Now, that's not to say that those feelings aren't valid. Very, very valid to see something and have your heart kind of clench up because you start worrying about your own odds. The market for dragons seem saturated all of a sudden and you wonder if you just wasted years of your life on a dragon manuscript because you sort of missed the boat. That being said, even if a story sounds freakishly similar, and here I'm talking specifically about deal announcements in Publishers Marketplace or in Publishers Weekly that you see, you know, Viking has bought a dragon trilogy, blah, blah, blah, and you get, like, two or three sentences, at the most, about what this dragon book is that has been purchased. Unless you are in the industry, or you work as a film scout, or you have other ways in which to get your hands on the manuscript itself, you are not gonna know what that manuscript is, what the voice is, what the tone is, what the atmosphere is, what the writing style is like, what the sort of use of language and the humor or seriousness or any of these other shades of the manuscript are. This is what I want to kind of nail home to writers who find themselves in this predicament or this perceived predicament.

Publishing is all about execution. Yes, premise is incredibly important and that is probably what sounds similar to you when you see a deal reported that seems in line with what you're working on. That being said, within a premise, there are a million different ways to execute. There are only a certain number of stories that can ever be told. A finite arrangement of character types, a finite number of plot points, twists, reversals, betrayals, all of the things that can happen. Those are finite. Their combination, a little more infinite, but not truly infinite. We recycle the same... That's why tropes exist in publishing, and movies, TV, storytelling. It's because we only have X number of things to work with when we're putting together a story. The real X factor is how you make those choices, how you rearrange those elements, how you play within, subvert, or use existing tropes, and your voice, your choices from word to word, sentence to sentence on a page, and all of that goes into the sort of bucket of execution.

So, at the premise level, a lot of things sound very similar. Even if it's dragons and princesses, even if it's dragons and warlocks or whatever the case may be. I don't know why I got on the dragon rep today. The story can be very similar to something else that's out there. But the execution matters a lot more when you start drilling down into those granular details. That being said, an agent might write to you, or a publisher might write to you and say, "You know, I have a dragon series. I'm not able to acquire this because I don't want to cannibalize my own list." That is a very valid concern. An agent already has a big dragon author. They don't want another one because they don't want to sort of siphon off attention and energy from their existing client. Fine and good. That being said, the next agent may not have a big dragon author. The next publisher may not have a big dragon series. They may still look at yours.
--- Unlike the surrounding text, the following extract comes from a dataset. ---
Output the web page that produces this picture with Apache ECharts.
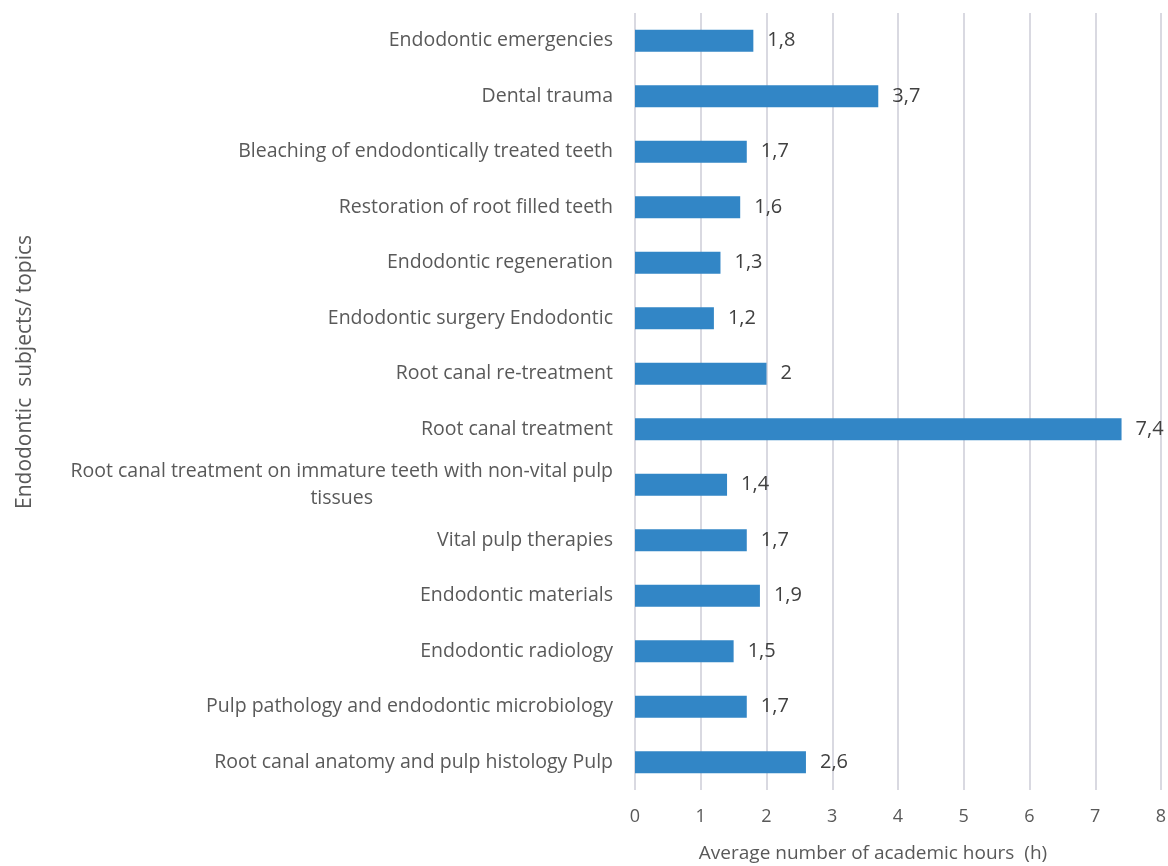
<!DOCTYPE html>
<html>
<head>
<meta charset="utf-8">
<script src="https://cdn.jsdelivr.net/npm/echarts@6/dist/echarts.min.js"></script>
<style>
  html, body { margin: 0; padding: 0; background: #fff; }
  #chart { width: 1168px; height: 866px; }
</style>
</head>
<body>
<div id="chart"></div>
<script>
// categories, bottom to top
var topics = [
    'Root canal anatomy and pulp histology Pulp',
    'Pulp pathology and endodontic microbiology',
    'Endodontic radiology',
    'Endodontic materials',
    'Vital pulp therapies',
    'Root canal treatment on immature teeth with non-vital pulp\ntissues',
    'Root canal treatment',
    'Root canal re-treatment',
    'Endodontic surgery Endodontic',
    'Endodontic regeneration',
    'Restoration of root filled teeth',
    'Bleaching of endodontically treated teeth',
    'Dental trauma',
    'Endodontic emergencies'
];
var hours = [2.6, 1.7, 1.5, 1.9, 1.7, 1.4, 7.4, 2, 1.2, 1.3, 1.6, 1.7, 3.7, 1.8];
var xTicks = [0, 1, 2, 3, 4, 5, 6, 7, 8];

var fontName = 'Open Sans';
var chart = echarts.init(document.getElementById('chart'));

var option = {
    backgroundColor: '#fff',
    animation: false,
    grid: {
        left: 635,
        right: 7,
        top: 13,
        bottom: 76,
        outerBoundsMode: 'none',
        containLabel: false
    },
    xAxis: {
        type: 'value',
        min: xTicks[0],
        max: xTicks[xTicks.length - 1],
        interval: 1,
        name: 'Average number of academic hours  (h)',
        nameLocation: 'middle',
        nameGap: 54,
        nameTextStyle: {
            color: '#595959',
            fontFamily: fontName,
            fontSize: 19,
            padding: [0, 50, 0, 0]
        },
        axisLine: { show: false },
        axisTick: { show: false },
        axisLabel: {
            color: '#595959',
            fontFamily: fontName,
            fontSize: 18,
            margin: 18
        },
        splitLine: {
            show: true,
            lineStyle: { color: '#d9d9e1', width: 2 }
        }
    },
    yAxis: {
        type: 'category',
        data: topics,
        axisLine: { show: false },
        axisTick: { show: false },
        axisLabel: {
            color: '#595959',
            fontFamily: fontName,
            fontSize: 19,
            margin: 22,
            lineHeight: 27,
            // wrapped label: lines centred on each other, block right-aligned
            formatter: function (v) {
                return v.split('\n').map(function (s) { return '{c|' + s + '}'; }).join('\n');
            },
            rich: {
                c: {
                    align: 'center',
                    color: '#595959',
                    fontFamily: fontName,
                    fontSize: 19.5,
                    lineHeight: 27
                }
            }
        }
    },
    graphic: [{
        type: 'text',
        left: 15,
        top: 235,
        rotation: Math.PI / 2,
        style: {
            text: 'Endodontic  subjects/ topics',
            fill: '#595959',
            font: '21px ' + fontName
        }
    }],
    series: [{
        type: 'bar',
        data: hours,
        barWidth: 22,
        itemStyle: { color: '#3286c6' },
        label: {
            show: true,
            position: 'right',
            distance: 14,
            color: '#404040',
            fontFamily: fontName,
            fontSize: 20,
            formatter: function (p) { return String(p.value).replace('.', ','); }
        }
    }]
};

chart.setOption(option);
</script>
</body>
</html>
And so, there are a lot of considerations that go into this panic of, "Help. Somebody is doing my idea." No, the reality, more likely than not, is there is a finite number of ideas out there. Two people have chosen to use some similar settings, ideas, character points, plot points. But the end result are two very different manuscripts and that is what I would focus on. There's not just room for one dragon book in the world. That's why you can't copyright a title because all of them would be taken already, kind of like we see with domain names. Everything that's a .com is now spelled very strangely because there is just one .com domain name available for everything that wants to park at that domain. That is not true with books. And so, I wouldn't get into the scarcity mindset of there can only be one dragon book in the world.